Payday Lending and Technology

Banners at payday lending site. Photo by author. In 2010, Congress passed the Dodd-Frank Wall Street Reform and Consumer Protection Act to create the Consumer Finance Protection Bureau (CFPB). This agency serves as a consolidated federal consumer watchdog over financial products. Its authority covers almost every consumer financial product or service in the market excluding insurance and securities.

CFPB has an active and laudable program to use technology in its efforts, building open source tools to protect Americans from unethical banking practices. The source codes for a variety of uses are available at https://github.com/cfpb.

Through its Technology and Innovation Fellowship, CFPB hopes to find talented people in software product development, cybersecurity, and data, whose ability to leverage technology will help make financial products and services work for consumers. Applications are due July 31, 2014 for the second round of fellowships, see http://www.consumerfinance.gov/jobs/technology-innovation-fellows/.

Logo for Business and Commerce CommitteeThe Texas Senate Committee on Business and Commerce (Senator John Carona, Chair) also had an initiative to use technology to inform consumers. One aspect of that was a payday loan calculator, provided as a courtesy by Hugh Chou, well known on the Internet for his mortgage and finance calculators. Chou’s calculator requires three of four variables — loan amount, loan fees, duration of loan, and annual interest rate — and calculates the fourth variable.

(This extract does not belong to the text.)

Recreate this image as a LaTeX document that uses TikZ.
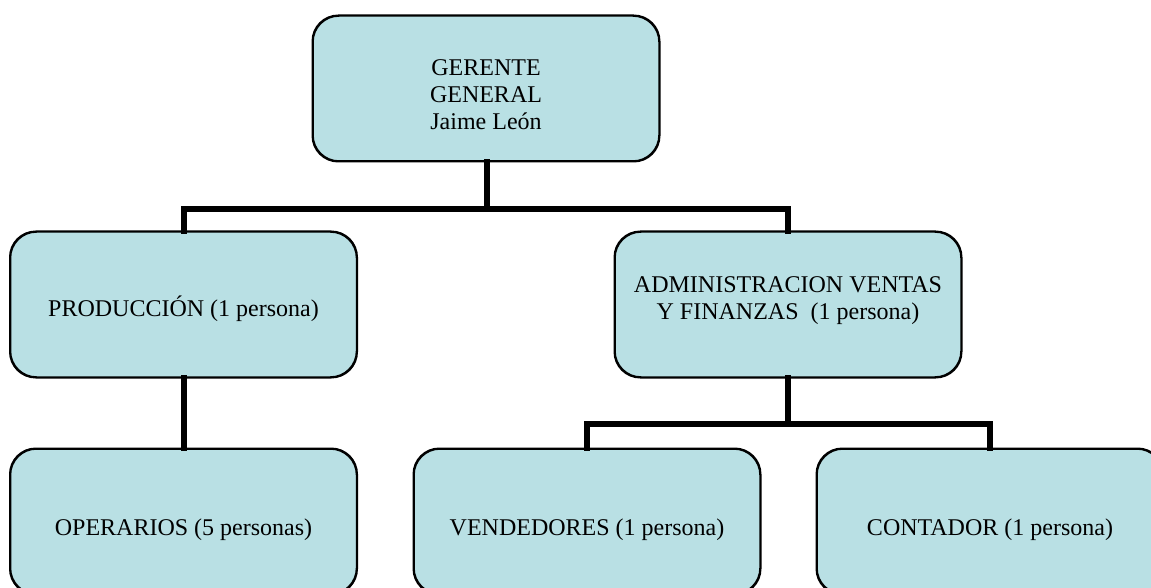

Chou describes it as “I took my old “Find the Missing Value” calculator, and modified it a little so that now it is adapted more for the common payday or auto title loans where you pay a flat fee to receive an advance on your paycheck for a certain number of days.

Note that there is disagreement about whether or not the annual interest rate/annual percentage rate (APR) is a reasonable measure. The industry believes APR is misleading because it is an annual measure where the term of a typical loan is two weeks, so it is not the actual loan interest rate. Consumer organizations dispute this interpretation.